Гаус: Когда это было?
Арендт: Это было в 1943 году. И мы сначала не поверили – хотя я и мой муж всегда говорили, что от них можно было ожидать чего угодно. Но мы не поверили, потому что с военной точки зрения это было ненужно и необоснованно. Мой муж – бывший военный историк, он понимает что-то в этом деле. Он сказал, не будь легковерной, не принимай эти истории за чистую монету. Они не могут зайти так далеко. И потом, спустя полгода, мы поверили, потому что у нас были доказательства. Это был настоящий шок. Прежде мы говорили: хорошо, есть враги. Это совершенно естественно. Почему у людей не может быть врагов? Но это было другое. Тут же как будто разверзлась пропасть. Потому что мы думали, что все можно как-то исправить, поскольку в политике в определенный момент все можно исправить. Но не так. Этого не должно было случиться. И я имею в виду не количество жертв. Я говорю о методе, поставленном на поток производстве трупов и так далее – нет нужды распространяться об этом. Этого не должно было произойти. Случилось что-то, с чем мы не можем смириться. Никто не может. Обо всем остальном, что произошло, я должна сказать, что это было иногда тяжело: мы были очень бедны, нас преследовали, мы вынуждены были бежать, всеми правдами и неправдами нам пришлось через это пройти и так далее. Вот как это было. Но мы были молоды. Было даже немного весело – не могу этого отрицать. Но не это. Это было что-то совершенно другое. Лично я могла принять все, кроме этого.

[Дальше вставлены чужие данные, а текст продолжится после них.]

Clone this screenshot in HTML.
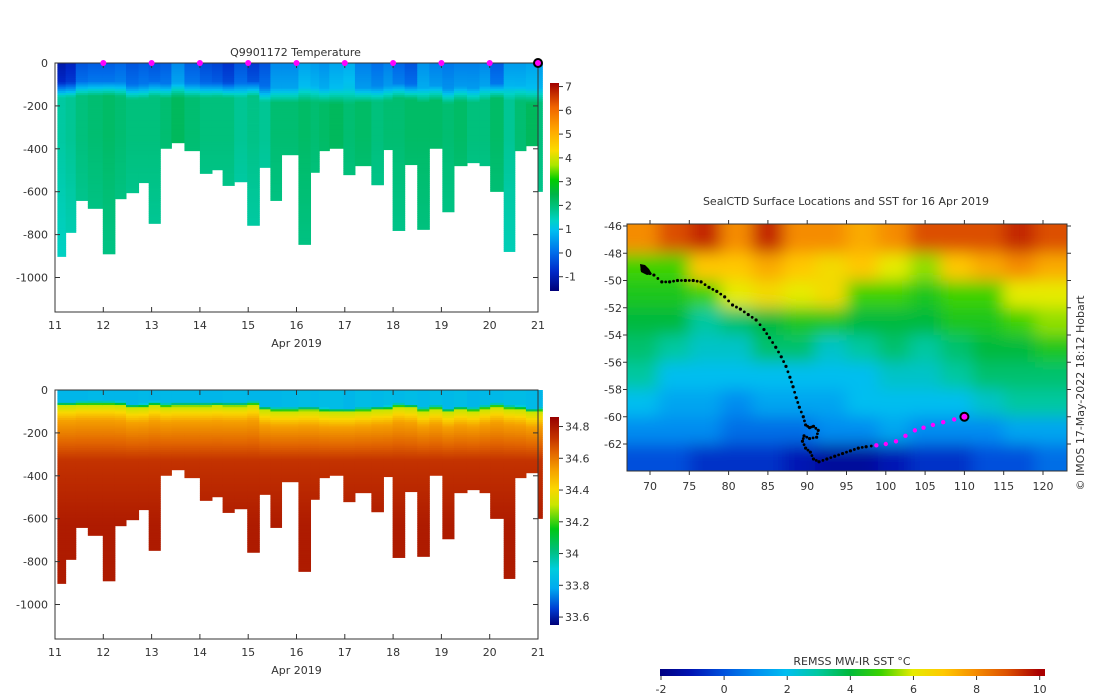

Гаус: Госпожа Арендт, я хотел бы узнать, как изменилось с 1945 года ваше мнение о послевоенной Германии, куда вы часто приезжали и где были опубликованы самые важные ваши работы.

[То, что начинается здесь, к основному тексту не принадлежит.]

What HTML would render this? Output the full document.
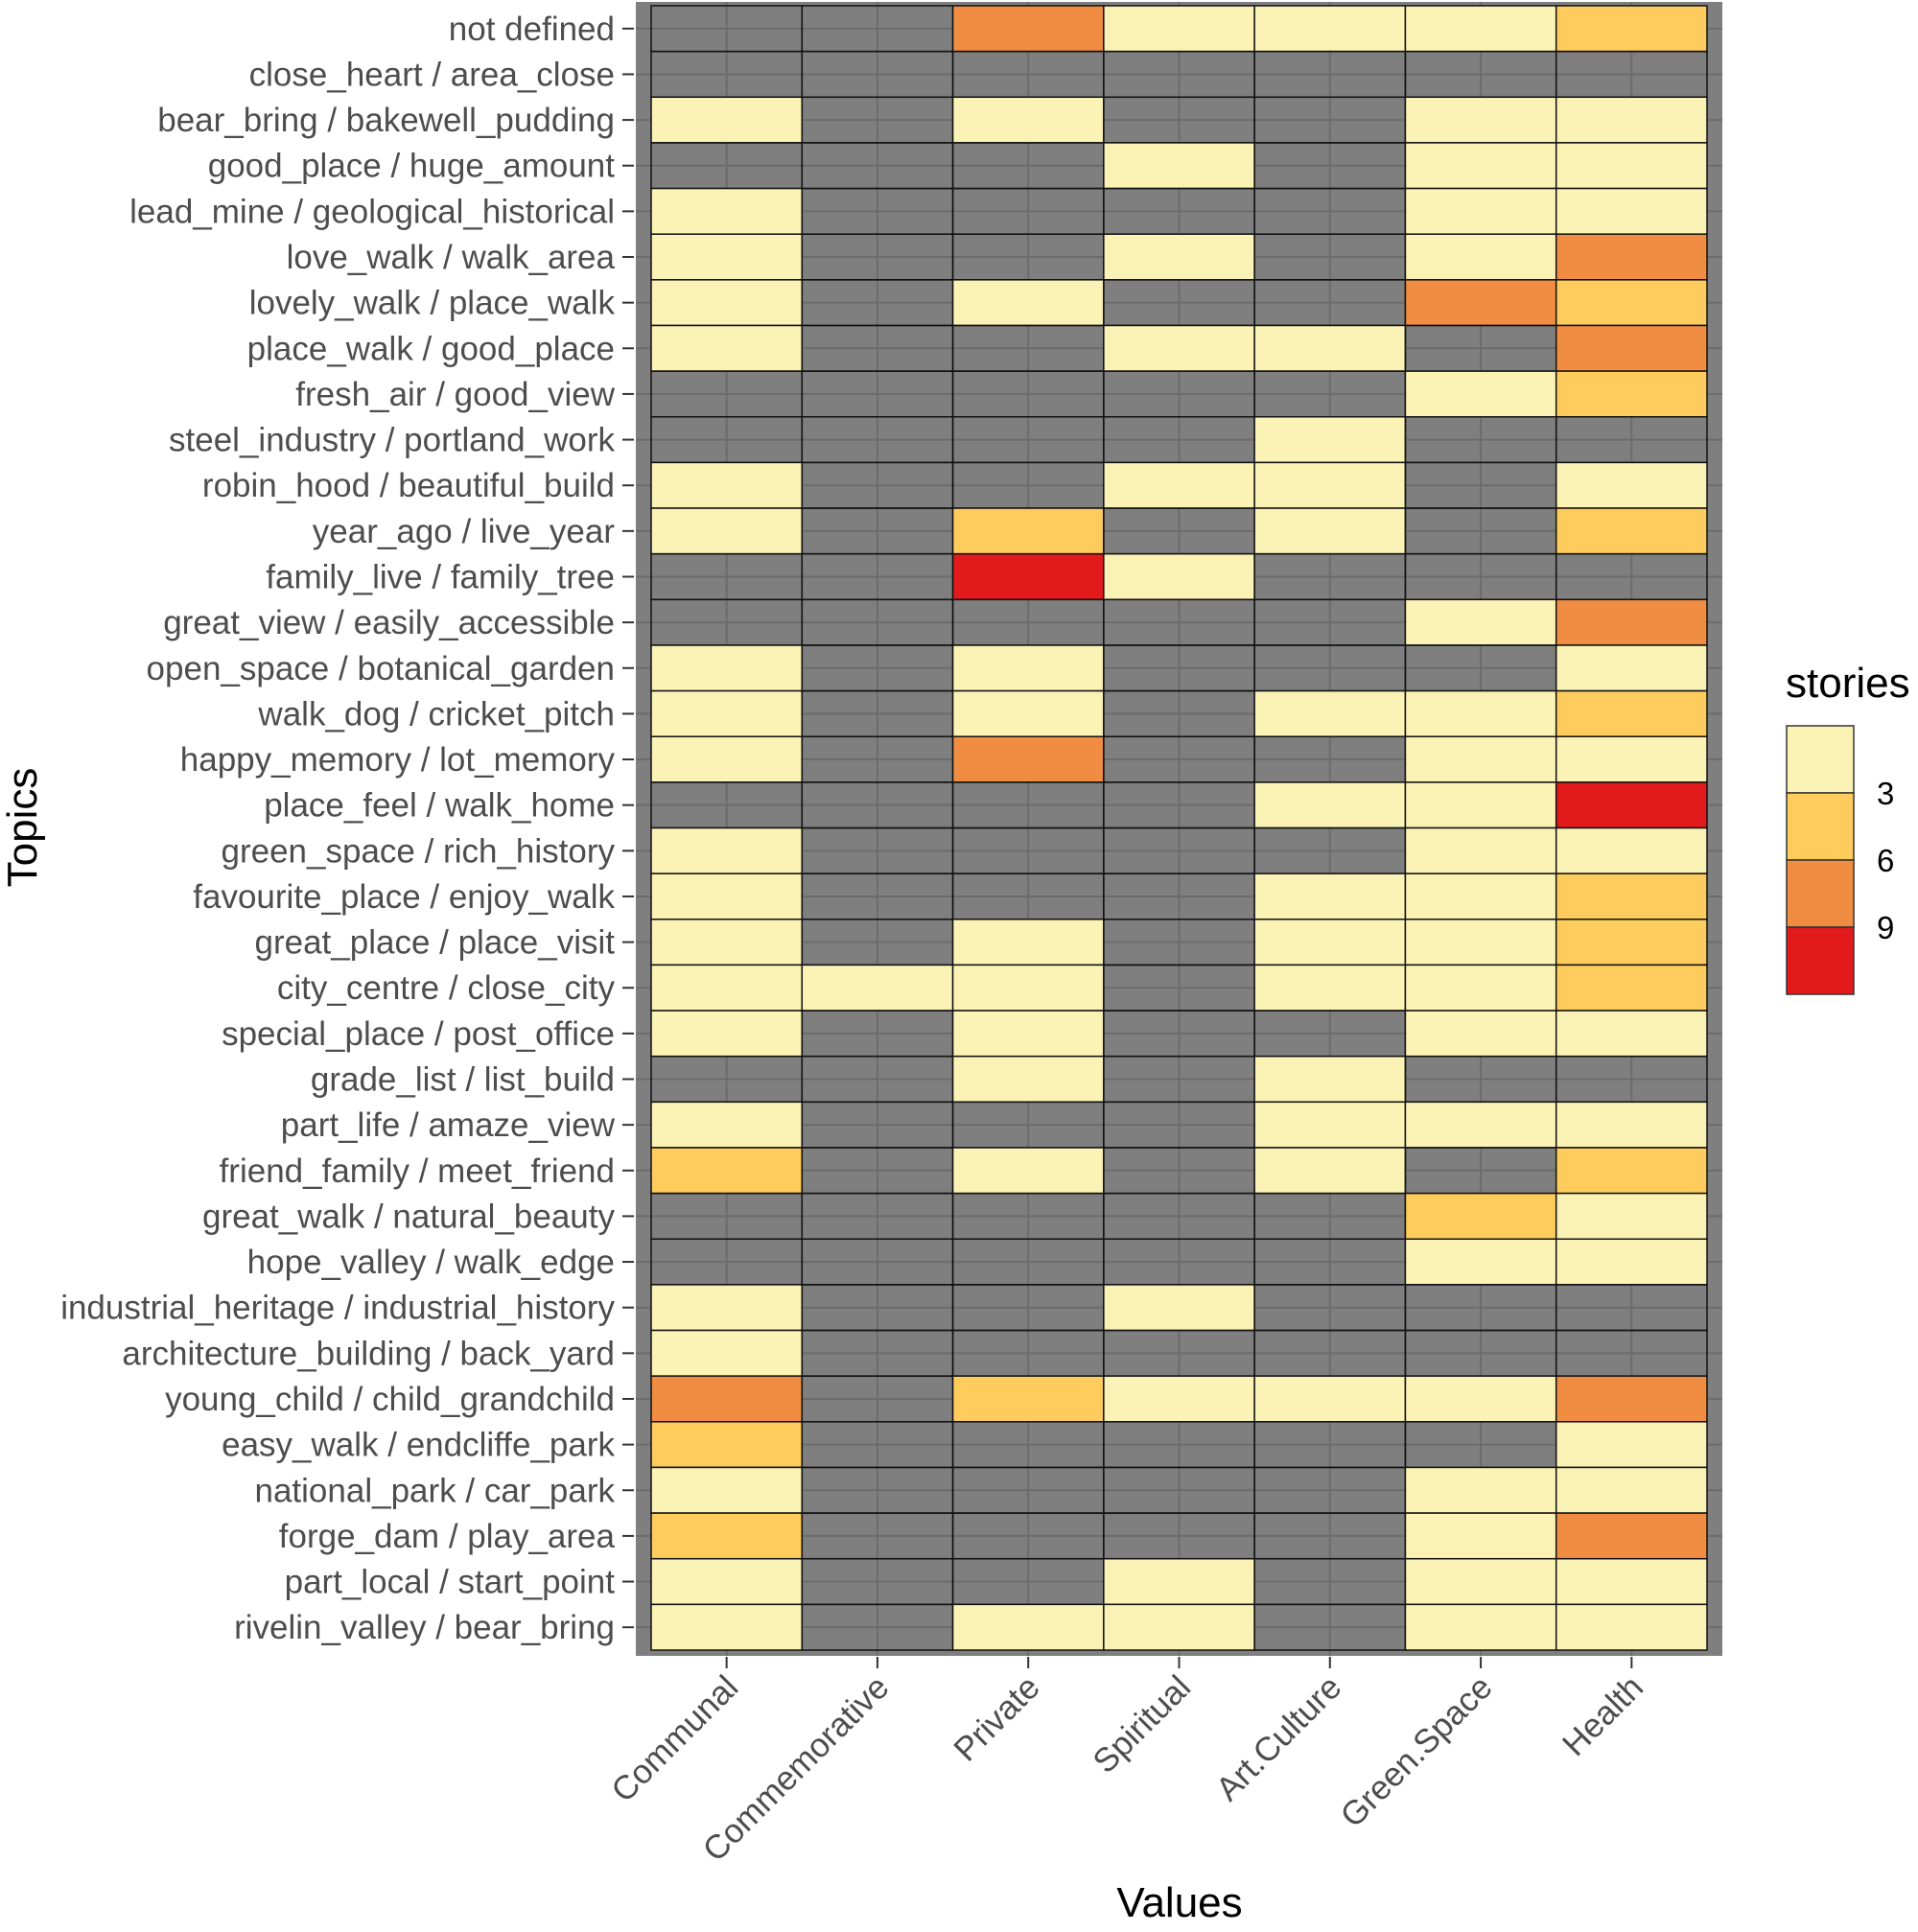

Арендт: Впервые я вернулась в Германию в 1949 году, на службу еврейской организации по восстановлению еврейского культурного наследия, по большей части книг. Я приехала по доброй воле. Мои мысли после 1945 года были такими: что бы ни случилось в 1933 году, это действительно не важно в свете того, что произошло после. Конечно, измена друзей, откровенно говоря…

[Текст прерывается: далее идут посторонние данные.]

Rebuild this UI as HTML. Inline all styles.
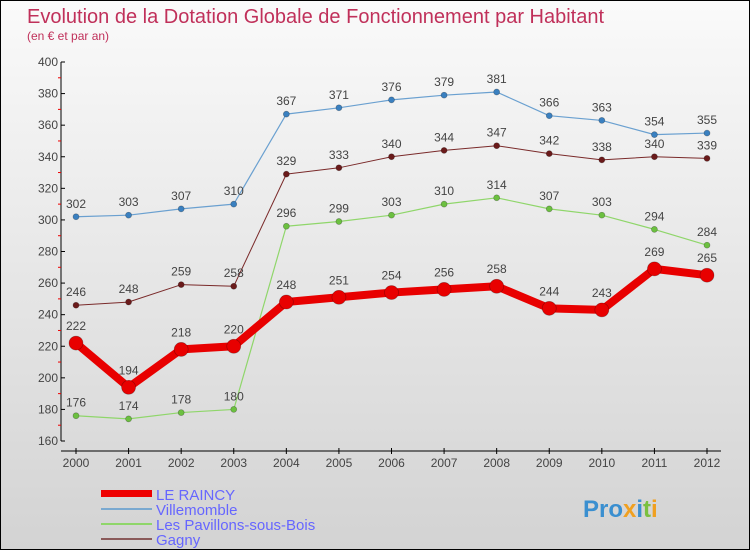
<!DOCTYPE html>
<html><head><meta charset="utf-8"><style>
body{margin:0;}
#c{width:748px;height:548px;border:1px solid #000;background:linear-gradient(#fafafa,#d3d3d3);position:relative;font-family:"Liberation Sans",sans-serif;overflow:hidden}
svg text{font-family:"Liberation Sans",sans-serif}
</style></head><body>
<div id="c">
<svg id="s" width="748" height="548" xmlns="http://www.w3.org/2000/svg">
<text x="26" y="22" font-size="20" fill="#c0305a">Evolution de la Dotation Globale de Fonctionnement par Habitant</text>
<text x="26" y="39" font-size="12" fill="#c0305a">(en € et par an)</text>
<g id="axes"></g><g id="series"></g>
<g>
<rect x="100" y="489" width="51" height="7" fill="#e00"/>
<text x="155" y="499" font-size="15" fill="#66f">LE RAINCY</text>
<rect x="100" y="507" width="51" height="2" fill="#7aa9d0"/>
<text x="155" y="514" font-size="15" fill="#66f">Villemomble</text>
<rect x="100" y="522" width="51" height="2" fill="#8fd66a"/>
<text x="155" y="529" font-size="15" fill="#66f">Les Pavillons-sous-Bois</text>
<rect x="100" y="537" width="51" height="2" fill="#8a5a5a"/>
<text x="155" y="544" font-size="15" fill="#66f">Gagny</text>
</g>
<text x="582" y="516" font-size="24" font-weight="bold" fill="#3a8fd0">Pro<tspan fill="#f0a020">x</tspan><tspan fill="#3a8fd0">i</tspan><tspan fill="#7ac040">t</tspan><tspan fill="#f0a020">i</tspan></text>
</svg></div>
<script>
const years=[2000,2001,2002,2003,2004,2005,2006,2007,2008,2009,2010,2011,2012];
const yTicks=[160,180,200,220,240,260,280,300,320,340,360,380,400];
const raincy=[222,194,218,220,248,251,254,256,258,244,243,269,265];
const villemomble=[302,303,307,310,367,371,376,379,381,366,363,354,355];
const pavillons=[176,174,178,180,296,299,303,310,314,307,303,294,284];
const gagny=[246,248,259,258,329,333,340,344,347,342,338,340,339];
const NS="http://www.w3.org/2000/svg";
const X=i=>75+i*(706-75)/(years.length-1);
const Y=v=>440-(v-160)*(440-61)/240;
function mk(t,a,p){const e=document.createElementNS(NS,t);for(const k in a)e.setAttribute(k,a[k]);p.appendChild(e);return e;}
const ax=document.getElementById('axes');
let e=mk('line',{x1:60,y1:61,x2:60,y2:440,stroke:'#000','stroke-width':1},ax);


e=mk('line',{x1:60,y1:450,x2:720,y2:450,stroke:'#000','stroke-width':1},ax);


yTicks.forEach((v,i)=>{
 mk('line',{x1:60,y1:Y(v),x2:64,y2:Y(v),stroke:'#000'},ax);
 if(i<yTicks.length-1) mk('line',{x1:57,y1:Y(v+10),x2:60,y2:Y(v+10),stroke:'#e00'},ax);
 const t=mk('text',{x:57,y:Y(v)+4,'font-size':12,fill:'#444','text-anchor':'end'},ax);
 t.textContent=v;
 
 
});
years.forEach((y,i)=>{
 mk('line',{x1:X(i),y1:447,x2:X(i),y2:453,stroke:'#000'},ax);
 const t=mk('text',{x:X(i),y:466,'font-size':12,fill:'#444','text-anchor':'middle'},ax);
 t.textContent=y;
 
 
});
const sg=document.getElementById('series');
function series(data,color,w,r,name,dot,lblOff){
 const g=mk('g',{},sg);
 
 
 const pl=mk('polyline',{points:data.map((v,i)=>X(i)+','+Y(v)).join(' '),fill:'none',stroke:color,'stroke-width':w,'stroke-linejoin':'round'},g);
 
 
 data.forEach((v,i)=>{
  const c=mk('circle',{cx:X(i),cy:Y(v),r:r,fill:dot,stroke:'rgba(0,0,0,0.3)','stroke-width':0.7},g);
  
  
  const t=mk('text',{x:X(i),y:Y(v)-lblOff,'font-size':12,fill:'#444','text-anchor':'middle'},g);
  t.textContent=v;
  
  
 });
}
series(gagny,'#7a2a2a',1,3,'gagny','#6a1a1a',9);
series(pavillons,'#8fd66a',1.2,3,'pavillons','#6cc040',9);
series(villemomble,'#6aa0d0',1.2,3,'villemomble','#3a80c0',9);
series(raincy,'#e80000',8,7,'le-raincy','#e80000',13);
</script>
</body></html>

Гаус: …которую испытали вы лично…
Арендт: Конечно. Но если кто-то по-настоящему стал нацистом и писал об этом статьи, он не должен быть сохранять верность по отношению ко мне лично. Я все равно не стала бы с ним разговаривать. Ему не нужно было поддерживать со мной связь, потому что для меня его больше не существовало. Это совершенно ясно. Но они не все убийцы. Были люди, которые попались в собственную ловушку, как я бы сказала сегодня. Они не желали того, что произошло после. Так, мне кажется, что основа для общения должна была образоваться прежде всего в пропасти Освенцима. И это касается многих личных отношений. Я ругалась с людьми: я не особенно милая и не то чтобы очень вежливая, я говорю то, что думаю. Но так или иначе все встало на свои места для большинства людей. Как я говорила, эти люди верили нацистам несколько месяцев, в худшем случае – несколько лет, но они не убийцы и не доносчики. Люди, как я говорила, которые «создали идею» о Гитлере. Но, в общем, самый значимый опыт по возвращении в Германию – не считая опыта узнавания, который всегда служит поворотным моментом в греческих трагедиях – это переживание сильных эмоций. И потом это была возможность услышать немецкий на улицах. Для меня это была неописуемая радость.